Benjamin Constant on the dangers to liberty posed by the military spirit (1815)

Benjamin Constant

Found in Principles of Politics Applicable to All Governments

The French political theorist and politician Benjamin Constant (1767-1830) worries that after long periods of war men become imbued with ideas about the use of force and a “military spirit” which undermines the very liberty they are supposed to defend:

This politics of war casts into society a mass of men whose outlook is different from that of the nation and whose habits form a dangerous contrast with the patterns of civil life, with the institutions of justice, with respect for the rights of all, with those principles of peaceful and ordered freedom which must be equally inviolable under all forms of government. …

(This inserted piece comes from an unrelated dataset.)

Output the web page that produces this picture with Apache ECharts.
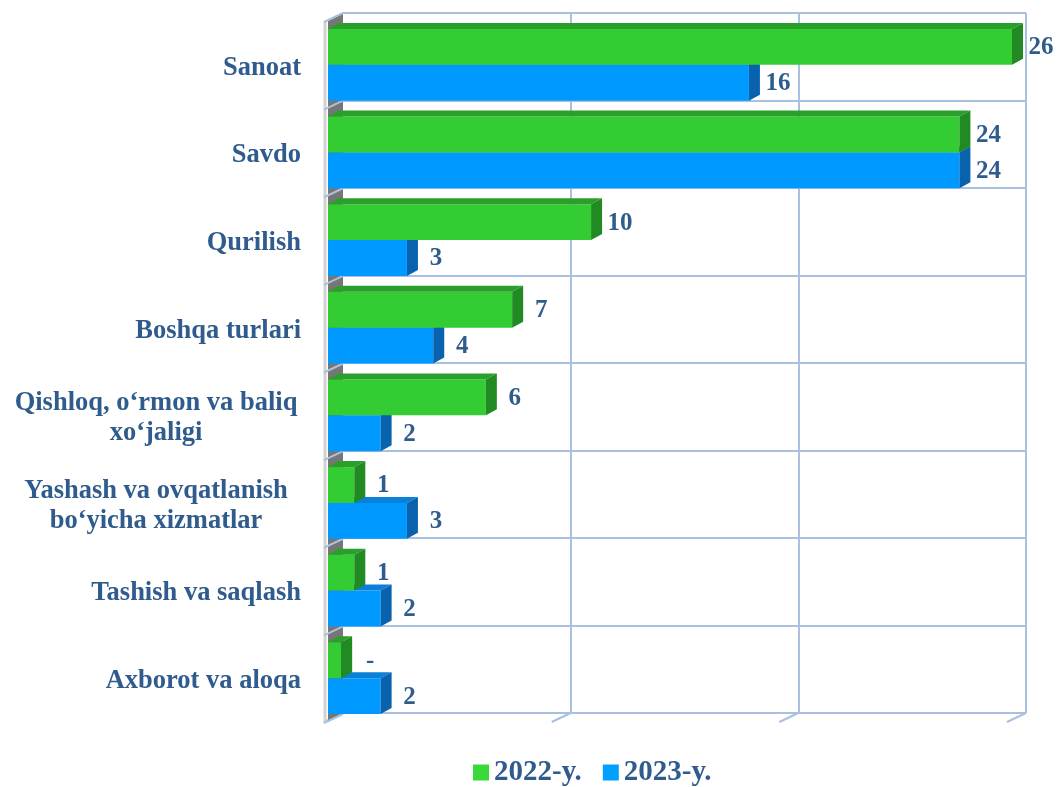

In all centuries and countries, men associated together in the army for long periods have separated themselves from the nation. The very soldiers of freedom, in fighting for such, conceive a kind of respect for the use of force, regardless of its purpose. Without knowing it they contract thereby morals, ideas, and habits which are subversive of the cause they defend. The measures which ensure the triumph of war prepare the collapse of the law. The military spirit is haughty, swift, swaggering. Law must be calm, often slow, and always protective. The military spirit detests the thinking faculties as incipient indiscipline.

Constant wrote several versions of The Principles of Politics (in 1810, 1815) and it has never been given the attention it deserves. He was writing the second version when Napoleon returned from defeat and asked him to draw up a new constitution, so he was very concerned with the practical political problem of how to reform a society which had been dominated by the military for nearly two decades. One of the biggest problems lay in the minds of men who had experienced military discipline first hand, were accustomed to obeying orders without question, and who regarded independent thinking as “incipient indiscipline”. The respect for individual liberty had to be relearned by the citizen soldiers who had served Napoleon for so long that they had adopted “a mechanistic subordination” which made them “passive, unreflective, and docile agents” of power. Thus, part of Constant’s political agenda was to try to rekindle the love of liberty in the minds of Frenchmen both within the Chamber (in which he served until his death in 1830) and in a series of major books he published during the 1820s.